Essentially, Apple’s watch will be Notification Center plus Control Center. No FaceTime, no phone calls, no iTunes, no user-accessible internal storage.

 

One of the major things on which I don’t want to speculate is the presence or absence of Siri. For Siri to work on an Apple watch, it would need a microphone and a speaker, adding some bulk and increasing the price. But Apple is clearly proud of Siri, and it’s exactly the type of interaction for which a watch is perfectly suited: quick and without the need for any tapping, scrolling, or pinching.

Another wildcard for me is the M7 motion processor Apple introduced with the iPhone 5S. This would make perfect sense in a watch, functionally speaking, especially for types who have a use for things like the Jawbone UP. But it’s not clear to me how much the M7 affects battery life; of course it reduces the battery usage of apps that previously relied on the primary CPU for collecting this data, but if you’ve no use for that data in the first place, collecting it at all will (won’t it?) reduce the life of an already very limited battery.

 

The other possibility to all this, of course, is that Apple will “reinvent the watch” with something we’re not imagining (after all, we were pretty bad when it came to the iPhone), sell it at a price above existing smartwatches, and hope to dominate the market enough that they can bring the price down in future iterations.

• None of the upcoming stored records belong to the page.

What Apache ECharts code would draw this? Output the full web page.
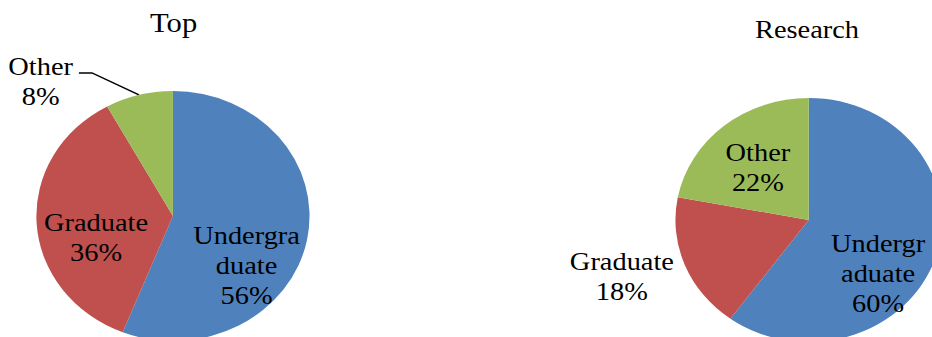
<!DOCTYPE html>
<html><head><meta charset="utf-8">
<script src="https://cdn.jsdelivr.net/npm/echarts@6/dist/echarts.min.js"></script>
<style>
html,body{margin:0;padding:0;background:#fff;overflow:hidden;width:932px;height:337px}
#chart{width:853px;height:337px;transform:scaleX(1.0926);transform-origin:0 0}
</style>
</head><body><div id="chart"></div>
<script>
// ---- data ----
const categories = ['Undergraduate', 'Graduate', 'Other'];
const titles = ['Top', 'Research'];
const topLabels = ['Undergra\nduate', 'Graduate', 'Other'];
const topValues = [56, 36, 8];
const researchLabels = ['Undergr\naduate', 'Graduate', 'Other'];
const researchValues = [60, 18, 22];

// ---- styles ----
const colors = ['#4F81BD', '#C0504D', '#9BBB59'];
const FONT = "'Liberation Serif', 'Times New Roman', serif";
const topShift = [[3, 37], [-5, 17]];
const researchShift = [[2.6, 33.6], [-111.5, 32.5], [-5.7, -3.5]];

function buildData(vals, labels) {
  return categories.map((c, i) => ({ name: c, value: vals[i], labelText: labels[i] }));
}
const topData = buildData(topValues, topLabels);
topData[2].label = { position: 'outside' };
topData[2].labelLine = { show: true, length: 20, length2: 15, lineStyle: { color: '#000', width: 1.5 } };
const researchData = buildData(researchValues, researchLabels);

const labelBase = {
  show: true, position: 'inside', color: '#000', fontSize: 26, lineHeight: 30,
  fontFamily: FONT, textBorderWidth: 0,
  formatter: function (p) { return p.data.labelText + '\n' + Math.round(p.percent) + '%'; }
};

const chart = echarts.init(document.getElementById('chart'), null, { renderer: 'svg' });
chart.setOption({
  animation: false,
  color: colors,
  title: [
    { text: titles[0], left: 153.9, top: 3.5, textAlign: 'center',
      textStyle: { fontFamily: FONT, fontSize: 28, fontWeight: 'normal', color: '#000' } },
    { text: titles[1], left: 733.6, top: 11.6, textAlign: 'center',
      textStyle: { fontFamily: FONT, fontSize: 26, fontWeight: 'normal', color: '#000' } }
  ],
  series: [
    {
      type: 'pie', center: [158.3, 216], radius: 125, startAngle: 90, clockwise: true,
      avoidLabelOverlap: false, itemStyle: { borderWidth: 0 },
      label: labelBase, labelLine: { show: false },
      emphasis: { disabled: true },
      data: topData,
      labelLayout: function (p) {
        if (p.dataIndex === 2) {
          const a = p.labelLinePoints && p.labelLinePoints[0];
          if (!a) return {};
          return {
            x: a[0] - 90, y: a[1] - 13.5, align: 'center', verticalAlign: 'middle',
            labelLinePoints: [[a[0], a[1]], [a[0] - 43, a[1] - 22], [a[0] - 55, a[1] - 22]]
          };
        }
        const s = topShift[p.dataIndex];
        return { dx: s[0], dy: s[1] };
      }
    },
    {
      type: 'pie', center: [740.2, 220], radius: 122, startAngle: 90, clockwise: true,
      avoidLabelOverlap: false, itemStyle: { borderWidth: 0 },
      label: labelBase, labelLine: { show: false },
      emphasis: { disabled: true },
      data: researchData,
      labelLayout: function (p) {
        const s = researchShift[p.dataIndex];
        return { dx: s[0], dy: s[1] };
      }
    }
  ]
});
</script>
</body></html>
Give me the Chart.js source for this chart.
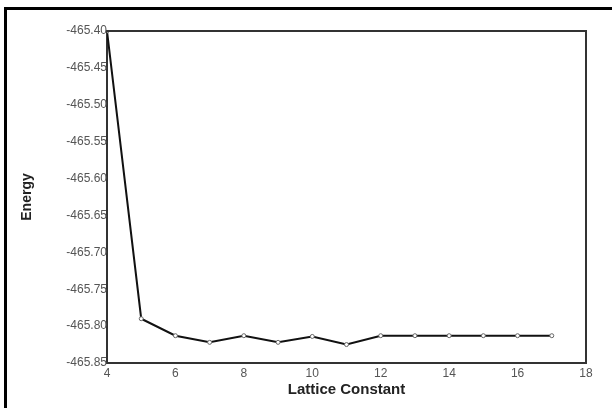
<!DOCTYPE html>
<html>
<head>
<meta charset="utf-8">
<script src="https://cdn.jsdelivr.net/npm/chart.js@4"></script>
<style>
  html, body { margin: 0; padding: 0; background: #fff; }
  #wrap { position: relative; width: 612px; height: 408px; }
  #frame { position: absolute; left: 4px; top: 7px; right: -10px; bottom: -10px;
           border-left: 3px solid #000; border-top: 3px solid #000; pointer-events: none; }
</style>
</head>
<body>
<div id="wrap">
  <canvas id="chart" width="612" height="408"></canvas>
  <div id="frame"></div>
</div>
<script>
// Lattice constant vs energy
var latticeConstant = [4, 5, 6, 7, 8, 9, 10, 11, 12, 13, 14, 15, 16, 17];
var energy = [-465.400, -465.790, -465.813, -465.822, -465.813, -465.822, -465.814,
              -465.825, -465.813, -465.813, -465.813, -465.813, -465.813, -465.813];

var xTicks = [4, 6, 8, 10, 12, 14, 16, 18];
var yTicks = [-465.40, -465.45, -465.50, -465.55, -465.60, -465.65, -465.70, -465.75, -465.80, -465.85];

var points = latticeConstant.map(function(x, i) { return { x: x, y: energy[i] }; });

// draws the top and right edges of the plot box
var boxPlugin = {
  id: 'box',
  afterDraw: function(chart) {
    var a = chart.chartArea, ctx = chart.ctx;
    ctx.save();
    ctx.strokeStyle = '#333';
    ctx.lineWidth = 2;
    ctx.beginPath();
    ctx.moveTo(a.left, a.top);
    ctx.lineTo(a.right, a.top);
    ctx.lineTo(a.right, a.bottom);
    ctx.stroke();
    ctx.restore();
  }
};

var tickFont = { family: 'Arial, "Liberation Sans", sans-serif', size: 12 };
var yTitleFont = { family: 'Arial, "Liberation Sans", sans-serif', size: 14, weight: 'bold' };
var xTitleFont = { family: 'Arial, "Liberation Sans", sans-serif', size: 15, weight: 'bold' };

new Chart(document.getElementById('chart').getContext('2d'), {
  type: 'line',
  data: {
    datasets: [{
      data: points,
      borderColor: '#111',
      borderWidth: 2,
      backgroundColor: '#fff',
      pointRadius: 2,
      pointBorderWidth: 1,
      pointBorderColor: '#666',
      pointBackgroundColor: '#fff',
      tension: 0
    }]
  },
  options: {
    responsive: false,
    animation: false,
    layout: { padding: { left: 10, right: 26, top: 31, bottom: 0 } },
    plugins: { legend: { display: false }, tooltip: { enabled: false } },
    scales: {
      x: {
        type: 'linear',
        min: 4, max: 18,
        afterBuildTicks: function(s) { s.ticks = xTicks.map(function(v) { return { value: v }; }); },
        afterFit: function(s) { s.height = 45; },
        grid: { display: false, drawTicks: false },
        border: { display: true, color: '#333', width: 2 },
        ticks: { padding: 3, color: '#555', font: tickFont, maxRotation: 0 },
        title: { display: true, text: 'Lattice Constant', color: '#222', font: xTitleFont, padding: { top: 0, bottom: 9 } }
      },
      y: {
        min: -465.85, max: -465.40,
        afterBuildTicks: function(s) { s.ticks = yTicks.map(function(v) { return { value: v }; }); },
        afterFit: function(s) { s.width = 97; },
        grid: { display: false, drawTicks: false },
        border: { display: true, color: '#333', width: 2 },
        ticks: { padding: 0, color: '#555', font: tickFont, callback: function(v) { return v.toFixed(2); } },
        title: { display: true, text: 'Energy', color: '#222', font: yTitleFont, padding: { top: 9, bottom: 0 } }
      }
    }
  },
  plugins: [boxPlugin]
});
</script>
</body>
</html>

I don’t see this as being likely, however; the size and interface limitations make the possibilities pretty tame. What can you really do with a watch?

For an Apple watch to succeed, it doesn’t need to “wow” us with futuristic interactions the way the Galaxy Gear seems to be trying to do, or the way the iPhone did in 2007. It just needs to be a helpful companion to the iPhone, with a feature set that doesn’t overwhelm, a superior battery life to its competitors, and a price that will bring people into the stores (or catch their eye on the way out). Unfortunately, I think people are expecting different.